*Exercise objective*
Please, without the pictures, retype exactly the lines from the start of the material through the line that holds "const switchPoints = [62, 75, 88, 98]".

*Records for the exercise*
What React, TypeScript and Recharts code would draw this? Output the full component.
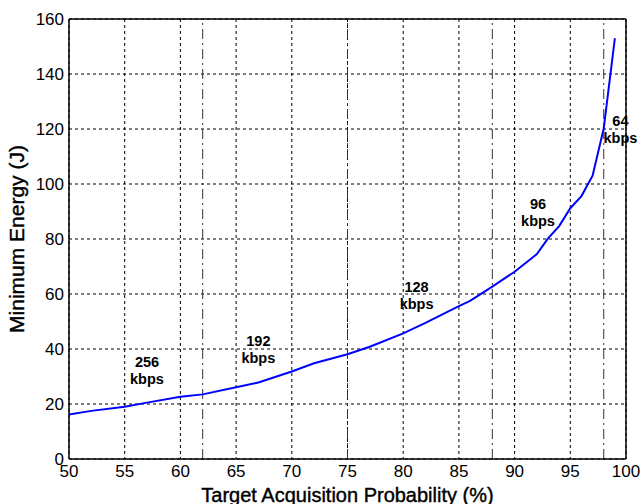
import { CartesianGrid, Label, Line, LineChart, ReferenceDot, ReferenceLine, XAxis, YAxis } from "recharts"

const probability = [50, 52, 55, 57, 60, 62, 65, 67, 70, 72, 75, 77, 80, 82, 85, 86, 88, 90, 92, 93, 94, 95, 96, 97, 98, 99]
const energy = [16.2, 17.5, 19.0, 20.5, 22.6, 23.5, 26.1, 27.8, 31.8, 34.8, 38.1, 40.8, 45.7, 49.5, 55.6, 57.5, 62.7, 68.1, 74.5, 80.2, 84.7, 91.2, 95.6, 103, 120.2, 153]

const xTicks = [50, 55, 60, 65, 70, 75, 80, 85, 90, 95, 100]
const yTicks = [0, 20, 40, 60, 80, 100, 120, 140, 160]

// rate switch points (dash-dot lines)
const switchPoints = [62, 75, 88, 98]

const rateLabels = ["256", "192", "128", "96", "64"]
const rateLabelX = [57, 67, 81.2, 92.1, 99.5]
const rateLabelY = [32.4, 40, 59.6, 90, 120]

const data = probability.map((p, i) => ({ p, e: energy[i] }))

const font = "'Liberation Sans', Arial, Helvetica, sans-serif"

function RateText({ cx, cy, rate }: { cx?: number; cy?: number; rate: string }) {
  if (cx == null || cy == null) return null
  return (
    <g fontFamily={font} fontWeight="bold" fontSize={14.5} fill="#000" textAnchor="middle">
      <text x={cx} y={cy - 3}>{rate}</text>
      <text x={cx} y={cy + 14}>kbps</text>
    </g>
  )
}

export default function App() {
  return (
    <div style={{ position: "absolute", left: 0, top: 0, width: 642, height: 504, background: "#fff" }}>
      <LineChart width={642} height={504} data={data} margin={{ top: 19, right: 16, bottom: 0, left: 0 }}>
        <CartesianGrid stroke="#000" strokeDasharray="3 3" />
        <XAxis
          dataKey="p"
          type="number"
          domain={[50, 100]}
          ticks={xTicks}
          height={45}
          tickLine={false}
          tickSize={0}
          tickMargin={6}
          axisLine={{ stroke: "#000", strokeWidth: 1.5 }}
          tick={{ fill: "#000", fontSize: 17, fontFamily: font }}
        >
          <Label
            value="Target Acquisition Probability (%)"
            position="insideBottom"
            offset={2}
            style={{ fill: "#000", fontSize: 20, fontFamily: font, stroke: "#000", strokeWidth: 0.4 }}
          />
        </XAxis>
        <YAxis
          type="number"
          domain={[0, 160]}
          ticks={yTicks}
          width={69}
          tickLine={false}
          tickSize={0}
          tickMargin={5}
          axisLine={{ stroke: "#000", strokeWidth: 1.5 }}
          tick={{ fill: "#000", fontSize: 17, fontFamily: font }}
        >
          <Label
            value="Minimum Energy (J)"
            angle={-90}
            position="insideLeft"
            offset={17}
            style={{ textAnchor: "middle", fill: "#000", fontSize: 21, fontFamily: font, stroke: "#000", strokeWidth: 0.4 }}
          />
        </YAxis>
        <ReferenceLine y={160} stroke="#000" strokeWidth={1.5} />
        <ReferenceLine x={100} stroke="#000" strokeWidth={1.5} />
        {switchPoints.map((x) => (
          <ReferenceLine key={x} x={x} stroke="#333" strokeDasharray="10 4 2 4" />
        ))}
        <Line
          dataKey="e"
          type="linear"
          stroke="#0000ff"
          strokeWidth={2}
          dot={false}
          isAnimationActive={false}
        />
        {rateLabels.map((rate, i) => (
          <ReferenceDot
            key={rate}
            x={rateLabelX[i]}
            y={rateLabelY[i]}
            r={0}
            ifOverflow="visible"
            shape={(props: any) => <RateText cx={props.cx} cy={props.cy} rate={rate} />}
          />
        ))}
      </LineChart>
    </div>
  )
}
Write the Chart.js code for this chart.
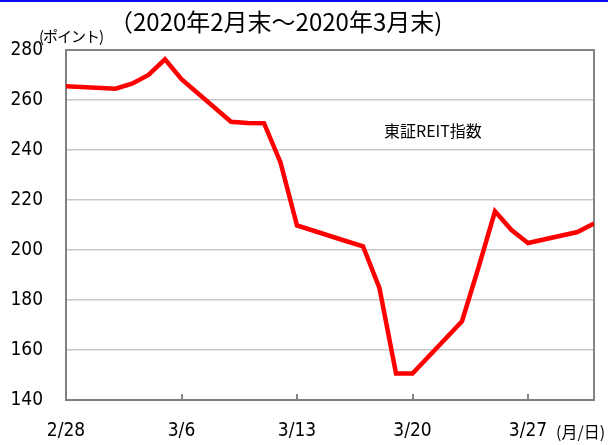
<!DOCTYPE html>
<html>
<head>
<meta charset="utf-8">
<script src="https://cdn.jsdelivr.net/npm/chart.js@4"></script>
<style>
  body { margin: 0; background: #fff; }
  #wrap { position: relative; width: 608px; height: 445px; }
  #topline { position: absolute; left: 0; top: 0; width: 608px; height: 2px; background: #0a0aff; }
  .txt { position: absolute; white-space: nowrap; color: #000; font-family: 'Noto Sans CJK JP', sans-serif; }
  #title { left: 109px; top: 3px; font-size: 24px; }
  #unitY { left: 39px; top: 25px; font-size: 15px; letter-spacing: -1px; }
  #unitX { left: 556px; top: 419px; font-size: 16px; }
  #label { left: 384px; top: 118px; font-size: 16px; }
</style>
</head>
<body>
<div id="wrap">
  <canvas id="c" width="608" height="445"></canvas>
  <div id="topline"></div>
  <div class="txt" id="title">（2020年2月末～2020年3月末)</div>
  <div class="txt" id="unitY">(ポイント)</div>
  <div class="txt" id="unitX">(月/日)</div>
  <div class="txt" id="label">東証REIT指数</div>
</div>
<script>
// 2020 trading days (3/20 holiday keeps previous close)
const dates = ['2/28','3/2','3/3','3/4','3/5','3/6','3/9','3/10','3/11','3/12','3/13',
  '3/16','3/17','3/18','3/19','3/20','3/23','3/24','3/25','3/26','3/27','3/30','3/31'];
const reit = [265.5, 264.5, 266.5, 270, 276.3, 268.3, 251.3, 250.8, 250.7, 235, 209.8,
  203.5, 201.5, 184.7, 150.6, 150.6, 171.5, 193, 215.5, 208, 202.8, 207.2, 210.6];
const tickLabels = ['2/28','3/6','3/13','3/20','3/27'];
const yMin = 140, yMax = 280, yStep = 20;

function dayOf(s) {
  const p = s.split('/');
  return (Date.UTC(2020, p[0] - 1, +p[1]) - Date.UTC(2020, 1, 28)) / 86400000;
}
const tickDays = tickLabels.map(dayOf);
const points = dates.map((d, i) => ({ x: dayOf(d), y: reit[i] }));

const tickFont = { family: "'DejaVu Sans Condensed', 'Liberation Sans', sans-serif", size: 19 };

const frame = {
  id: 'frame',
  beforeDatasetsDraw(chart) {
    const ctx = chart.ctx, a = chart.chartArea, xs = chart.scales.x;
    ctx.save();
    ctx.strokeStyle = '#858585';
    ctx.lineWidth = 2;
    ctx.beginPath();
    ctx.moveTo(a.left, a.top);
    ctx.lineTo(a.right, a.top);
    ctx.lineTo(a.right, a.bottom);
    tickDays.forEach(function(v) {
      if (v == 0) return;
      const px = Math.round(xs.getPixelForValue(v));
      ctx.moveTo(px, a.bottom);
      ctx.lineTo(px, a.bottom - 6);
    });
    ctx.stroke();
    ctx.restore();
  }
};

new Chart(document.getElementById('c'), {
  type: 'line',
  data: {
    datasets: [{
      data: points,
      borderColor: '#ff0000',
      borderWidth: 4.5,
      pointRadius: 0,
      tension: 0,
      borderJoinStyle: 'miter'
    }]
  },
  options: {
    responsive: false,
    animation: false,
    events: [],
    layout: { padding: { top: 50, right: 14, left: 0, bottom: 0 } },
    plugins: { legend: { display: false }, tooltip: { enabled: false } },
    scales: {
      x: {
        type: 'linear',
        min: 0,
        max: dayOf('3/31'),
        afterBuildTicks: function(scale) {
          scale.ticks = tickDays.map(v => ({ value: v }));
        },
        afterFit: function(scale) { scale.height = 45; },
        grid: { display: false, drawTicks: false },
        border: { display: true, color: '#808080', width: 2 },
        ticks: {
          autoSkip: false,
          maxRotation: 0,
          padding: 20,
          color: '#000',
          font: tickFont,
          callback: function(v) {
            const i = tickDays.indexOf(v);
            return i >= 0 ? tickLabels[i] : '';
          }
        }
      },
      y: {
        min: yMin,
        max: yMax,
        afterFit: function(scale) { scale.width = 66; },
        grid: { color: '#c8c8c8', lineWidth: 1.5, drawTicks: false },
        border: { display: true, color: '#808080', width: 2 },
        ticks: { stepSize: yStep, padding: 23, color: '#000', font: tickFont }
      }
    }
  },
  plugins: [frame]
});
</script>
</body>
</html>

*Problem solution*
What React, TypeScript and Recharts code would draw this? Output the full component.
import { CartesianGrid, Label, Line, LineChart, ReferenceDot, ReferenceLine, XAxis, YAxis } from "recharts"

const probability = [50, 52, 55, 57, 60, 62, 65, 67, 70, 72, 75, 77, 80, 82, 85, 86, 88, 90, 92, 93, 94, 95, 96, 97, 98, 99]
const energy = [16.2, 17.5, 19.0, 20.5, 22.6, 23.5, 26.1, 27.8, 31.8, 34.8, 38.1, 40.8, 45.7, 49.5, 55.6, 57.5, 62.7, 68.1, 74.5, 80.2, 84.7, 91.2, 95.6, 103, 120.2, 153]

const xTicks = [50, 55, 60, 65, 70, 75, 80, 85, 90, 95, 100]
const yTicks = [0, 20, 40, 60, 80, 100, 120, 140, 160]

// rate switch points (dash-dot lines)
const switchPoints = [62, 75, 88, 98]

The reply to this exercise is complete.